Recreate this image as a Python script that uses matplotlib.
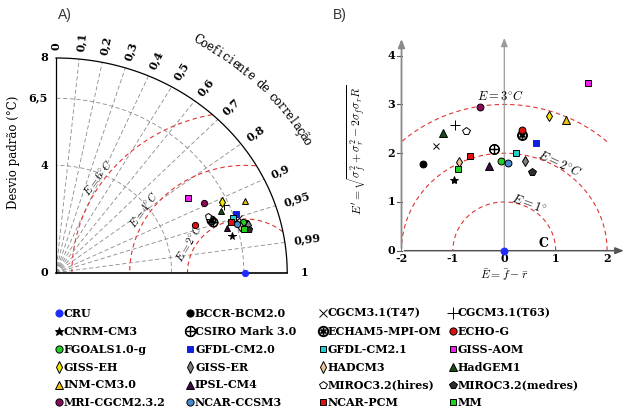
import matplotlib.pyplot as plt
import numpy as np

plt.rcParams["font.family"] = "DejaVu Serif"
plt.rcParams["mathtext.fontset"] = "cm"

# models, in legend order (row by row)
models = ["CRU", "BCCR-BCM2.0", "CGCM3.1(T47)", "CGCM3.1(T63)",
          "CNRM-CM3", "CSIRO Mark 3.0", "ECHAM5-MPI-OM", "ECHO-G",
          "FGOALS1.0-g", "GFDL-CM2.0", "GFDL-CM2.1", "GISS-AOM",
          "GISS-EH", "GISS-ER", "HADCM3", "HadGEM1",
          "INM-CM3.0", "IPSL-CM4", "MIROC3.2(hires)", "MIROC3.2(medres)",
          "MRI-CGCM2.3.2", "NCAR-CCSM3", "NCAR-PCM", "MM"]

# panel A: standard deviation (°C) and correlation with CRU
std_dev = [6.55, 6.83, 6.65, 6.33, 6.23, 5.75, 5.71, 5.13,
           6.73, 6.59, 6.45, 5.35, 6.32, 6.87, 6.60, 6.15,
           7.07, 6.14, 5.67, 6.88, 5.75, 6.50, 6.33, 6.71]
correlation = [1.0, 0.962, 0.952, 0.917, 0.975, 0.944, 0.939, 0.938,
               0.959, 0.943, 0.949, 0.854, 0.908, 0.966, 0.965, 0.927,
               0.925, 0.962, 0.928, 0.971, 0.893, 0.961, 0.955, 0.970]

# panel B: mean bias and centred RMS difference (°C)
bias = [0.0, -1.58, -1.32, -0.95, -0.97, -0.21, 0.34, 0.35,
        -0.06, 0.61, 0.22, 1.62, 0.86, 0.40, -0.88, -1.20,
        1.21, -0.29, -0.75, 0.54, -0.47, 0.08, -0.66, -0.91]
crmse = [0.0, 1.78, 2.15, 2.58, 1.45, 2.09, 2.37, 2.48,
         1.85, 2.20, 2.00, 3.43, 2.76, 1.84, 1.81, 2.42,
         2.68, 1.74, 2.46, 1.61, 2.94, 1.79, 1.95, 1.68]

corr_ticks = [0, 0.1, 0.2, 0.3, 0.4, 0.5, 0.6, 0.7, 0.8, 0.9, 0.95, 0.99, 1]
std_ticks = [0, 4, 6.5, 8]
rms_levels = [2, 4, 6]
e_levels = [1, 2, 3]

# marker, face colour, edge colour, size
styles = {
    "CRU": ("o", "#1f2cff", "#1f2cff", 4.5),
    "BCCR-BCM2.0": ("o", "black", "black", 4.5),
    "CGCM3.1(T47)": ("x", "black", "black", 4.5),
    "CGCM3.1(T63)": ("+", "black", "black", 7),
    "CNRM-CM3": ("*", "black", "black", 5.5),
    "CSIRO Mark 3.0": (r"$\oplus$", "black", "black", 6.5),
    "ECHAM5-MPI-OM": (r"$\circledast$", "black", "black", 6.5),
    "ECHO-G": ("o", "#e01010", "black", 4.5),
    "FGOALS1.0-g": ("o", "#22d022", "black", 4.5),
    "GFDL-CM2.0": ("s", "#1020e0", "#1020e0", 4.2),
    "GFDL-CM2.1": ("s", "#20d0d0", "black", 4.2),
    "GISS-AOM": ("s", "#f020f0", "black", 4.2),
    "GISS-EH": ("d", "#f5e400", "black", 5),
    "GISS-ER": ("d", "#808080", "black", 5),
    "HADCM3": ("d", "#f2c49a", "black", 5),
    "HadGEM1": ("^", "#154d15", "black", 4.8),
    "INM-CM3.0": ("^", "#e8c010", "black", 4.8),
    "IPSL-CM4": ("^", "#3a0a40", "black", 4.8),
    "MIROC3.2(hires)": ("p", "white", "black", 5),
    "MIROC3.2(medres)": ("p", "#303030", "black", 5),
    "MRI-CGCM2.3.2": ("o", "#8a0a5a", "black", 4.5),
    "NCAR-CCSM3": ("o", "#4a88d0", "black", 4.5),
    "NCAR-PCM": ("s", "#e01010", "black", 4.2),
    "MM": ("s", "#22d022", "black", 4.2),
}


def draw_marker(ax, x, y, name, scale=1.0):
    m, fc, ec, ms = styles[name]
    ax.plot(x, y, linestyle="none", marker=m, mfc=fc, mec=ec,
            ms=ms * scale, mew=0.7, clip_on=False, zorder=5)


W, H = 632, 415
fig = plt.figure(figsize=(W / 100, H / 100), dpi=100)

# ---------------- panel A: Taylor diagram ----------------
ox, oy, sx, sy = 56, 272.7, 28.9, 26.84  # pixel origin and pixels per unit
axA = fig.add_axes([ox / W, 1 - oy / H, 8 * sx / W, 8 * sy / H])
axA.set_xlim(0, 8)
axA.set_ylim(0, 8)
axA.axis("off")

gray = "#8a8a8a"
dash = (0, (5, 3))
t = np.linspace(0, np.pi / 2, 200)
for c in corr_ticks[1:-1]:
    th = np.arccos(c)
    axA.plot([0, 8 * np.cos(th)], [0, 8 * np.sin(th)], color=gray, lw=0.6, ls=dash)
for r in std_ticks[1:3]:
    axA.plot(r * np.cos(t), r * np.sin(t), color=gray, lw=0.6, ls=dash)

ref = std_dev[0]
phi = np.linspace(0, np.pi, 400)
for e in rms_levels:
    xs = ref + e * np.cos(phi)
    ys = e * np.sin(phi)
    keep = np.hypot(xs, ys) <= 8
    axA.plot(xs[keep], ys[keep], color="#e03434", lw=0.8, ls=(0, (4, 3)))

axA.plot(8 * np.cos(t), 8 * np.sin(t), color="black", lw=0.9, clip_on=False)
axA.plot([0, 0], [0, 8], color="black", lw=0.9, clip_on=False)
axA.plot([0, 8], [0, 0], color="black", lw=1.2, clip_on=False)

for v in std_ticks:
    axA.text(-0.28, v, f"{v:g}".replace(".", ","), ha="right", va="center",
             fontsize=8, fontweight="bold", clip_on=False)

for c in corr_ticks:
    th = np.arccos(c)
    rot = np.degrees(np.arctan2(sy * np.sin(th), sx * np.cos(th)))
    r_lab = 8.45 if c == 1 else 8.3
    axA.text(r_lab * np.cos(th), r_lab * np.sin(th), f"{c:g}".replace(".", ","),
             rotation=rot, rotation_mode="anchor", ha="left", va="center",
             fontsize=8, fontweight="bold", clip_on=False)

# curved axis title
title = "Coeficiente de correlação"
angles = np.radians(np.linspace(60.5, 29.5, len(title)))
for ch, th in zip(title, angles):
    rot = np.degrees(np.arctan2(-sy * np.cos(th), sx * np.sin(th)))
    axA.text(9.95 * np.cos(th), 9.95 * np.sin(th), ch, rotation=rot,
             ha="center", va="center", fontsize=8.5, clip_on=False)

for e, p in zip(rms_levels, [150.7, 146.0, 145.2]):
    a = np.radians(p)
    px, py = ref + (e + 0.25) * np.cos(a), (e + 0.25) * np.sin(a)
    rot = np.degrees(np.arctan2(sy * -np.cos(a), sx * np.sin(a)))
    axA.text(px, py, rf"$E = {e}^{{\circ}}C$", rotation=rot, ha="center",
             va="center", fontsize=8, clip_on=False)

for name, s, c in zip(models, std_dev, correlation):
    th = np.arccos(min(c, 1.0))
    draw_marker(axA, s * np.cos(th), s * np.sin(th), name)

fig.text(58 / W, 1 - 15 / H, "A)", family="Liberation Sans", fontsize=10,
         color="#333333", va="center")
fig.text(14 / W, 1 - 152 / H, "Desvio padrão (°C)", rotation=90, ha="center",
         va="center", fontsize=8.5)

# ---------------- panel B: bias / centred RMS ----------------
bx, by, bsx, bsy = 504.3, 250.7, 51.4, 48.75
x0, x1, y0, y1 = -2.2, 2.45, -0.1, 4.55
axB = fig.add_axes([(bx + x0 * bsx) / W, 1 - (by - y0 * bsy) / H,
                    (x1 - x0) * bsx / W, (y1 - y0) * bsy / H])
axB.set_xlim(x0, x1)
axB.set_ylim(y0, y1)
axB.axis("off")

for e in e_levels:
    xs = e * np.cos(phi)
    ys = e * np.sin(phi)
    keep = np.abs(xs) <= 2
    axB.plot(xs[keep], ys[keep], color="#e03434", lw=0.8, ls=(0, (4, 3)))

arrow = dict(arrowstyle="-|>,head_length=0.5,head_width=0.2", lw=1.1)
axB.annotate("", xy=(2.38, 0), xytext=(-2, 0),
             arrowprops=dict(arrow, color="#555555"))
axB.annotate("", xy=(0, 4.42), xytext=(0, 0),
             arrowprops=dict(arrow, color="#9a9a9a", lw=0.9))
axB.annotate("", xy=(-2, 4.4), xytext=(-2, 0),
             arrowprops=dict(arrow, color="#8a8a8a", lw=1.3))

for v in range(5):
    axB.plot([-2.08, -2], [v, v], color="#555555", lw=0.8, clip_on=False)
    axB.text(-2.12, v, str(v), ha="right", va="center", fontsize=8,
             fontweight="bold")
for v in range(-2, 3):
    axB.text(v, -0.17, str(v), ha="center", va="center", fontsize=8,
             fontweight="bold")

axB.text(-0.08, 3.17, r"$E = 3^{\circ}C$", ha="center", va="center", fontsize=9)
axB.text(1.08, 1.78, r"$E = 2^{\circ}C$", ha="center", va="center", fontsize=9,
         rotation=-25)
axB.text(0.48, 0.96, r"$E = 1^{\circ}$", ha="center", va="center", fontsize=9,
         rotation=-20)
axB.text(0.77, 0.15, "C", ha="center", va="center", fontsize=9,
         fontweight="bold")
axB.text(0.0, -0.5, r"$\bar{E} = \bar{f} - \bar{r}$", ha="center",
         va="center", fontsize=8.5)

for name, b, e in zip(models, bias, crmse):
    draw_marker(axB, b, e, name, scale=1.1)

fig.text(333 / W, 1 - 15 / H, "B)", family="Liberation Sans", fontsize=10,
         color="#333333", va="center")
fig.text(357 / W, 1 - 150 / H,
         r"$E' = \sqrt{\sigma_f^2 + \sigma_r^2 - 2\sigma_f\sigma_r R}$",
         rotation=90, ha="center", va="center", fontsize=8.5)

# ---------------- legend ----------------
axL = fig.add_axes([0, 0, 1, 1])
axL.set_xlim(0, W)
axL.set_ylim(H, 0)
axL.axis("off")
col_x = [59, 190, 323, 453]
row_y = [313, 331, 349, 367, 384.5, 402]
for i, name in enumerate(models):
    cx, ry = col_x[i % 4], row_y[i // 4]
    draw_marker(axL, cx, ry, name, scale=1.15)
    axL.text(cx + 5, ry, name, ha="left", va="center", fontsize=8,
             fontweight="bold")

fig.savefig("out.png", dpi=100)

Task requirements >>
Find and count the lines of the data that include the string "matplotlib", and report that figure by itself.

Reply to the task >>
2